Background information
- Born: Jerry Lynn Haymes August 30, 1940 (age 85) Vernon, Texas, U.S.
- Genres: Country
- Occupations: recording artist, songwriter, producer, publisher, radio DJ, and radio station owner

= Jerry Haymes =

Jerry Haymes (born August 30, 1940) is an American rock musician. He has contributed to the genre of rock and roll for over 50 years. Over the years he has performed on many chart hits. Haymes is also a member of the Rock 'n Roll Hall of Fame and Texas Music Hall of Fame.

== Early life ==
Haymes was born on August 30, 1940 in Vernon, Texas. He was raised in Clovis, New Mexico, and while attending Clovis High began recording at Norman Petty Recording Studios. After graduating, Haymes attended Abilene Christian University, Southern Methodist University, and Kilgore College. He also spent time studying at the London Conservatory of Music. He was childhood friends with Roy Orbison, who he later professionally worked with. This led Haymes to Sun Records, where he was an original Sun Legends Musician and Singer.

== Other interests ==
Haymes has held various roles in the music industry, including Recording Artist, Songwriter, Producer, Publisher, Radio DJ, and Radio Station owner. Additionally, he served in the US Army, with assignments in Europe and Vietnam, where he held the rank of warrant officer. He also spent 30 years as a Southwest Conference umpire and referee. Haymes presently, though semi-retired, still performs and works as a hospital chaplain and with various military veterans groups. He is often a guest speaker at schools and for civic groups. He serves on the board of directors for several arts and entertainment organizations and museums.

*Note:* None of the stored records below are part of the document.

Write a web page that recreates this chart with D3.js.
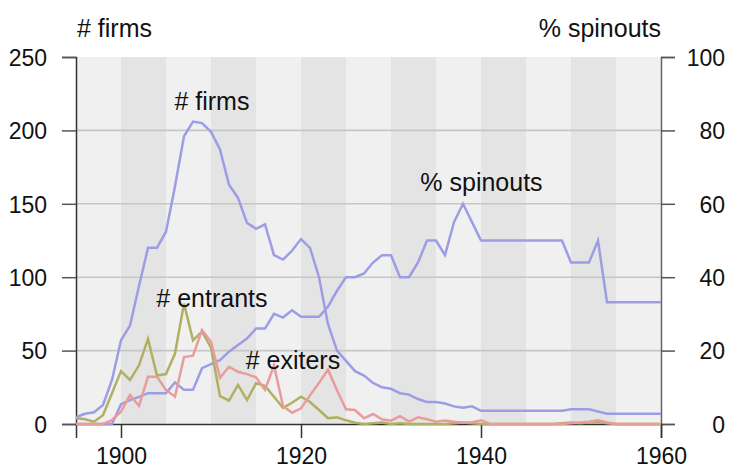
<!DOCTYPE html>
<html>
<head>
<meta charset="utf-8">
<script src="https://cdn.jsdelivr.net/npm/d3@7"></script>
<style>
  html, body { margin: 0; padding: 0; background: #ffffff; }
  svg { display: block; }
  text { font-family: "Liberation Sans", Arial, sans-serif; fill: #111; }
</style>
</head>
<body>
<svg id="chart" width="730" height="470"></svg>
<script>
const years = d3.range(1895, 1961);

const firms = [
  4.6, 7, 8, 13, 30, 57, 67, 94, 120, 120,
  131, 162, 196, 206, 205, 199, 187, 163, 154, 137,
  133, 136, 115, 112, 118, 126, 120, 100, 68, 50,
  43, 36, 33, 28, 25, 24, 21, 20, 17, 15,
  15, 14, 12, 11, 12, 9,
  9, 9, 9, 9, 9, 9, 9, 9, 9,
  10, 10, 10, 8.5,
  7, 7, 7, 7, 7, 7, 7
];

const spinouts = [
  0, 0, 0, 0, 0, 5.4, 6.5, 7.4, 8.4, 8.4,
  8.4, 11.3, 9.3, 9.3, 15.2, 16.3, 17.4, 19.7, 21.5, 23.3,
  26, 26, 30, 29, 31, 29.2, 29.2, 29.2, 32, 36.3,
  40, 40, 41, 44, 46, 46, 40, 40, 44, 50,
  50, 46, 55, 60, 55, 50,
  50, 50, 50, 50, 50, 50, 50, 50, 50,
  44, 44, 44, 50,
  33.2, 33.2, 33.2, 33.2, 33.2, 33.2, 33.2
];

const entrants = [
  3.9, 3.2, 1.6, 6, 21, 36, 30, 40, 58, 33,
  34, 48, 82, 57, 63, 52, 19, 16, 26.6, 16.3,
  27.7, 26, 18.6, 11, 14.5, 18.6, 15, 9.5, 3.9, 4.5,
  2.5, 0.9, 0, 0.5, 1, 0, 0.5, 0, 0, 0,
  0, 0, 0.5, 1, 0.5, 0,
  0, 0, 0, 0, 0, 0, 0, 0, 0.5,
  1, 0.5, 1, 1.5,
  0.5, 0, 0, 0, 0, 0, 0
];

const exiters = [
  0, 0, 0, 0, 2.7, 8.4, 19.8, 12.3, 32.2, 32.2,
  23.2, 18.6, 45.6, 46.5, 64, 56, 31.5, 39, 35.6, 34,
  31.8, 23.2, 40, 12.3, 7.7, 10.7, 19.5, 28, 37, 23,
  10, 9.5, 3.9, 6.8, 3.2, 2.3, 5.4, 1.6, 4.5, 3.2,
  1.6, 2.3, 1.6, 0.8, 1.2, 2.5,
  0, 0, 0, 0, 0, 0, 0, 0, 0,
  0.5, 1, 1.5, 2.5,
  1, 0, 0, 0, 0, 0, 0
];

const leftTicks = [0, 50, 100, 150, 200, 250];
const rightTicks = [0, 20, 40, 60, 80, 100];
const xTicks = [1900, 1920, 1940, 1960];
const bandEdges = d3.range(1895, 1960, 5);

const labels = [
  { text: "# firms",    year: 1910.1, value: 220 },
  { text: "# entrants", year: 1910.1, value: 86 },
  { text: "# exiters",  year: 1919.1, value: 43.5 },
  { text: "% spinouts", year: 1940.05, value: 165 }
];

const blue = "#9d9de6", olive = "#b0b062", pink = "#e89c9c";

const svg = d3.select("#chart");
const L = 76, R = 661, T = 57, B = 424;

const x = d3.scaleLinear().domain([1895, 1960]).range([L, R]);
const yL = d3.scaleLinear().domain([0, 250]).range([B, T]);
const yR = d3.scaleLinear().domain([0, 100]).range([B, T]);

// background bands
svg.append("g").selectAll("rect").data(bandEdges).join("rect")
  .attr("x", d => x(d))
  .attr("y", T)
  .attr("width", d => x(d + 5) - x(d))
  .attr("height", B - T)
  .attr("fill", (d, i) => i % 2 === 0 ? "#f0f0f0" : "#e4e4e4");

// horizontal gridlines
svg.append("g").selectAll("line").data(leftTicks.filter(v => v > 0 && v < 250)).join("line")
  .attr("x1", L).attr("x2", R)
  .attr("y1", d => yL(d)).attr("y2", d => yL(d))
  .attr("stroke", "#c6c6c6").attr("stroke-width", 1.6);

const fmt = d3.format("d");

// left axis
const gL = svg.append("g").attr("transform", `translate(${L},0)`)
  .call(d3.axisLeft(yL).tickValues(leftTicks).tickSize(14).tickPadding(15).tickFormat(fmt));
gL.select(".domain").attr("stroke", "#333").attr("stroke-width", 1.5);
gL.selectAll(".tick line").attr("stroke", "#555").attr("stroke-width", 1.5);
gL.selectAll(".tick text").style("font-size", "23px").attr("fill", "#111").attr("dy", "0.36em");

// right axis
const gR = svg.append("g").attr("transform", `translate(${R},0)`)
  .call(d3.axisRight(yR).tickValues(rightTicks).tickSize(14).tickPadding(0).tickFormat(fmt));
gR.select(".domain").attr("stroke", "#666").attr("stroke-width", 1.5);
gR.selectAll(".tick line").attr("stroke", "#555").attr("stroke-width", 1.5);
gR.selectAll(".tick text").style("font-size", "23px").attr("fill", "#111")
  .attr("text-anchor", "end").attr("x", 725 - R).attr("dy", "0.36em");

// bottom axis
const gB = svg.append("g").attr("transform", `translate(0,${B})`)
  .call(d3.axisBottom(x).tickValues(xTicks).tickSize(14).tickPadding(10).tickFormat(fmt));
gB.select(".domain").attr("stroke", "#333").attr("stroke-width", 1.5);
gB.selectAll(".tick line").attr("stroke", "#333").attr("stroke-width", 1.5);
gB.selectAll(".tick text").style("font-size", "23px").attr("fill", "#111");

// lines
const lineL = d3.line().x((d, i) => x(years[i])).y(d => yL(d));
const lineR = d3.line().x((d, i) => x(years[i])).y(d => yR(d));

const series = [
  { data: firms, gen: lineL, color: blue },
  { data: spinouts, gen: lineR, color: blue },
  { data: entrants, gen: lineL, color: olive },
  { data: exiters, gen: lineL, color: pink }
];
svg.append("g").selectAll("path").data(series).join("path")
  .attr("d", s => s.gen(s.data))
  .attr("fill", "none")
  .attr("stroke", s => s.color)
  .attr("stroke-width", 2.5)
  .attr("stroke-linejoin", "miter");

// in-plot labels
svg.append("g").selectAll("text").data(labels).join("text")
  .attr("x", d => x(d.year))
  .attr("y", d => yL(d.value))
  .attr("text-anchor", "middle")
  .attr("dy", "0.36em")
  .style("font-size", "25px")
  .text(d => d.text);

// axis titles
svg.append("text").attr("x", 77).attr("y", 28).attr("dy", "0.36em")
  .style("font-size", "25px").text("# firms");
svg.append("text").attr("x", 661).attr("y", 28).attr("dy", "0.36em")
  .attr("text-anchor", "end").style("font-size", "25px").text("% spinouts");
</script>
</body>
</html>
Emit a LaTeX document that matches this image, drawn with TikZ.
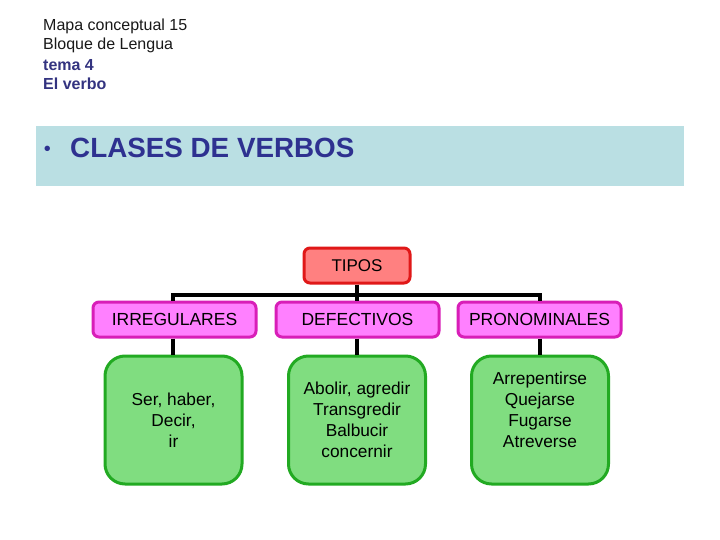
\documentclass[tikz,border=0pt]{standalone}
\usepackage{fontspec}
\setmainfont{Liberation Sans}
\definecolor{bandblue}{HTML}{BADFE3}
\definecolor{titleblue}{HTML}{2E3190}
\definecolor{headblue}{HTML}{333380}
\definecolor{tipofill}{HTML}{FF8080}
\definecolor{tipodraw}{HTML}{E01818}
\definecolor{pinkfill}{HTML}{FF80FF}
\definecolor{pinkdraw}{HTML}{D81EB8}
\definecolor{greenfill}{HTML}{80DD80}
\definecolor{greendraw}{HTML}{22AA22}
\begin{document}
\begin{tikzpicture}[x=1pt,y=-1pt,
  headtext/.style={anchor=west,inner sep=0pt,font=\fontsize{16}{18}\selectfont},
  tipobox/.style={draw=tipodraw,fill=tipofill,line width=3pt,rounded corners=6pt,
    minimum width=106pt,minimum height=35pt,inner sep=0pt,font=\fontsize{17}{20}\selectfont},
  midbox/.style={draw=pinkdraw,fill=pinkfill,line width=3pt,rounded corners=6pt,
    minimum width=163pt,minimum height=35pt,inner sep=0pt,font=\fontsize{17.5}{20}\selectfont},
  greenbox/.style={draw=greendraw,fill=greenfill,line width=3pt,rounded corners=20pt,
    minimum width=137pt,minimum height=128pt,inner sep=0pt},
  gtext/.style={align=center,inner sep=0pt,font=\fontsize{17.3}{21}\selectfont},
  conn/.style={line width=3.5pt,black}
]
\useasboundingbox (0,0) rectangle (720,540);
\fill[white] (0,0) rectangle (720,540);
% header
\node[headtext,text=black!90] (h1) at (43,26) {Mapa conceptual 15};
\node[headtext,text=black!90] (h2) at (43,45.5) {Bloque de Lengua};
\node[headtext,text=headblue,font=\fontsize{16}{18}\selectfont\bfseries] (h3) at (43,65) {tema 4};
\node[headtext,text=headblue,font=\fontsize{16}{18}\selectfont\bfseries] (h4) at (43,84) {El verbo};
% band
\fill[bandblue] (36,126) rectangle (684,186);
\node[anchor=west,inner sep=0pt,text=titleblue,font=\fontsize{27.8}{30}\selectfont\bfseries] (title) at (70,148) {CLASES DE VERBOS};
\node[anchor=base,inner sep=0pt,text=titleblue,font=\fontsize{20}{24}\selectfont] (bullet) at (47.5,156) {•};
% boxes
\node[tipobox] (tipos) at (357,265.5) {TIPOS};
\node[midbox] (irr) at (174.5,319.5) {IRREGULARES};
\node[midbox] (def) at (357.5,319.5) {DEFECTIVOS};
\node[midbox] (pro) at (539.5,319.5) {PRONOMINALES};
\node[greenbox] (g1) at (173.5,420) {};
\node[greenbox] (g2) at (357,420) {};
\node[greenbox] (g3) at (540,420) {};
\node[gtext] (t1) at (g1.center) {Ser, haber,\\Decir,\\ir};
\node[gtext] (t2) at (g2.center) {Abolir, agredir\\Transgredir\\Balbucir\\concernir};
\node[gtext] (t3) at ([yshift=10.5pt]g3.center) {Arrepentirse\\Quejarse\\Fugarse\\Atreverse};
% connectors
\coordinate (j) at (357,295);
\coordinate (jl) at (173,295);
\coordinate (jr) at (540,295);
\draw[conn] (tipos.south) -- (j);
\draw[conn,line cap=rect] (jl) -- (jr);
\draw[conn] (jl) -- (jl |- irr.north);
\draw[conn] (j) -- (j |- def.north);
\draw[conn] (jr) -- (jr |- pro.north);
\draw[conn] (irr.south -| jl) -- (jl |- g1.north);
\draw[conn] (def.south -| j) -- (j |- g2.north);
\draw[conn] (pro.south -| jr) -- (jr |- g3.north);
\end{tikzpicture}
\end{document}
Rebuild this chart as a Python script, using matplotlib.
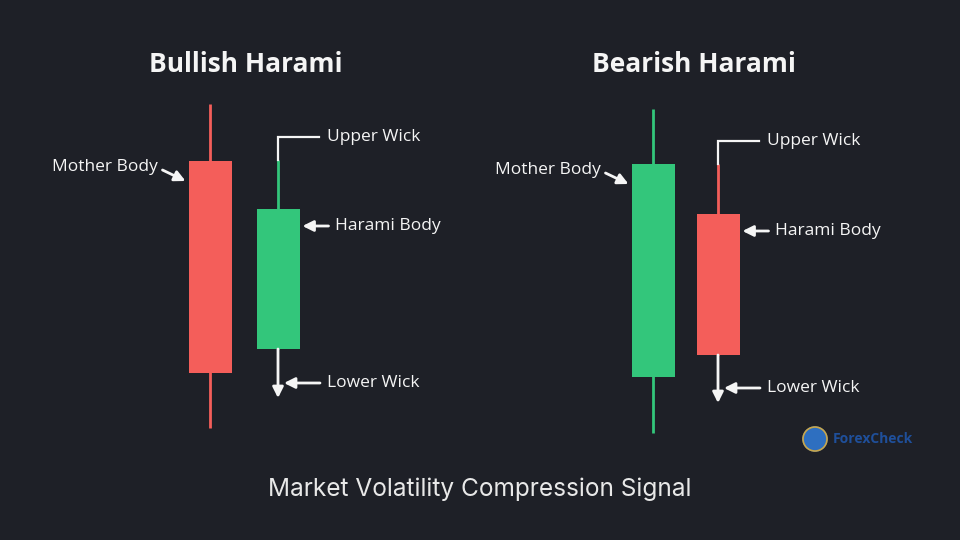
import matplotlib.pyplot as plt
from matplotlib.patches import Circle

BG = '#1e2027'
RED = '#f45e5a'
GREEN = '#33c67b'
WHITE = '#f5f5f5'

# candle data (price units, higher = up)
titles = ['Bullish Harami', 'Bearish Harami']
title_x = [246, 694]
candle_x = [210, 278, 653, 718]
opens = [379, 191, 163, 326]
closes = [167, 331, 376, 185]
highs = [436, 380, 431, 376]
lows = [112, 191, 107, 185]
colors = [RED, GREEN, GREEN, RED]
# annotation extents for harami candles (upper bracket top, lower arrow tip)
harami_upper = [403, 399]
harami_lower_tip = [142, 137]

fig = plt.figure(figsize=(9.6, 5.4), dpi=100)
fig.patch.set_facecolor(BG)
ax = fig.add_axes([0, 0, 1, 1])
ax.set_facecolor(BG)
ax.set_xlim(0, 960)
ax.set_ylim(0, 540)
ax.axis('off')

body_w = 43
for x, o, c, h, l, col in zip(candle_x, opens, closes, highs, lows, colors):
    ax.vlines(x, l, h, color=col, lw=2, zorder=1)
    ax.bar(x, abs(c - o), bottom=min(o, c), width=body_w, color=col, zorder=2)

arrow = dict(arrowstyle='-|>', color=WHITE, lw=2, mutation_scale=16, shrinkA=0, shrinkB=0)
lab = dict(color=WHITE, fontsize=12.5, family='Open Sans', va='center')

for i, (mi, hi) in enumerate([(0, 1), (2, 3)]):
    mx, hx = candle_x[mi], candle_x[hi]
    top_body = max(opens[mi], closes[mi])
    h_top = max(opens[hi], closes[hi])
    h_bot = min(opens[hi], closes[hi])
    # Mother body
    ax.annotate('', xy=(mx - body_w / 2 - 3, top_body - 20), xytext=(mx - body_w / 2 - 26, top_body - 9),
                arrowprops=arrow)
    ax.text(mx - body_w / 2 - 31, top_body - 6, 'Mother Body', ha='right', **lab)
    # Upper wick bracket
    up = harami_upper[i]
    ax.plot([hx, hx, hx + 41], [highs[hi], up, up], color=WHITE, lw=1.6, solid_joinstyle='miter')
    ax.text(hx + 49, up, 'Upper Wick', ha='left', **lab)
    # Harami body
    y_hb = h_top - 17
    ax.annotate('', xy=(hx + body_w / 2 + 3, y_hb), xytext=(hx + body_w / 2 + 29, y_hb), arrowprops=arrow)
    ax.text(hx + 57, y_hb, 'Harami Body', ha='left', **lab)
    # Lower wick
    ax.annotate('', xy=(hx, harami_lower_tip[i]), xytext=(hx, h_bot), arrowprops=arrow)
    y_lw = harami_lower_tip[i] + 15
    ax.annotate('', xy=(hx + 6, y_lw), xytext=(hx + 42, y_lw), arrowprops=arrow)
    ax.text(hx + 49, y_lw, 'Lower Wick', ha='left', **lab)

for t, x in zip(titles, title_x):
    ax.text(x, 476, t, ha='center', va='center', color=WHITE, fontsize=19,
            fontweight='bold', family='Open Sans')

ax.text(480, 51, 'Market Volatility Compression Signal', ha='center', va='center',
        color='#e8e8e8', fontsize=17.6, family='Inter', fontweight='normal')

# logo
ax.add_patch(Circle((815, 101), 12, color='#2e6fc0', zorder=3))
ax.add_patch(Circle((815, 101), 12, fill=False, ec='#c9a64a', lw=1.2, zorder=4))
ax.text(833, 101, 'ForexCheck', color='#1f4f9a', fontsize=10, fontweight='bold',
        family='Open Sans', va='center', ha='left')

fig.savefig('out.png', dpi=100, facecolor=BG)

As the Texas Division Chaplain for the Sons of Confederate Veterans and also military veterans, he serves just short of 3,000 veterans in the state of Texas and throughout the Southwest. Haymes is the only chaplain who has ever served under 3 different commanders. In 2011, he will be entering his 6th year in this position, making him the longest serving division chaplain on record. Haymes served with the US Army in Europe and Southeast Asia (Vietnam).

== Trivia ==
Artists Jerry Haymes has worked for or with:
- Roy Orbison
- Gene Vincent
- Buddy Knox
- Johnny Cash & Tommy Cash
- Hank Snow
- Carter Family
- Wanda Jackson
- Bonnie Tyler
- Rick Nelson
- Mel Tormé
- Mahalia Jackson
- Tony Pastor Orchestra
- The Oak Ridge Boys
- Broadway Musical Orchestra
- w/ Sara Jessica Parker

Songs Haymes is known for:
- "Party Doll"
- "It’s A Heart Ache"
- "Let’s Have A Party"
- "Smile of a Clown"
- "If You Catch Me Looking Up"
- "That’s All"
- "What Then"
- "So Fine"
- "Rose Marie"
- "Walk Through This World With Me"
- "Marry Me"

In 2005, Haymes was named as one of Billboard Magazine's Lifetime Achievement Award Winners as A Top Ten Recording Session Musician of the past 45 years.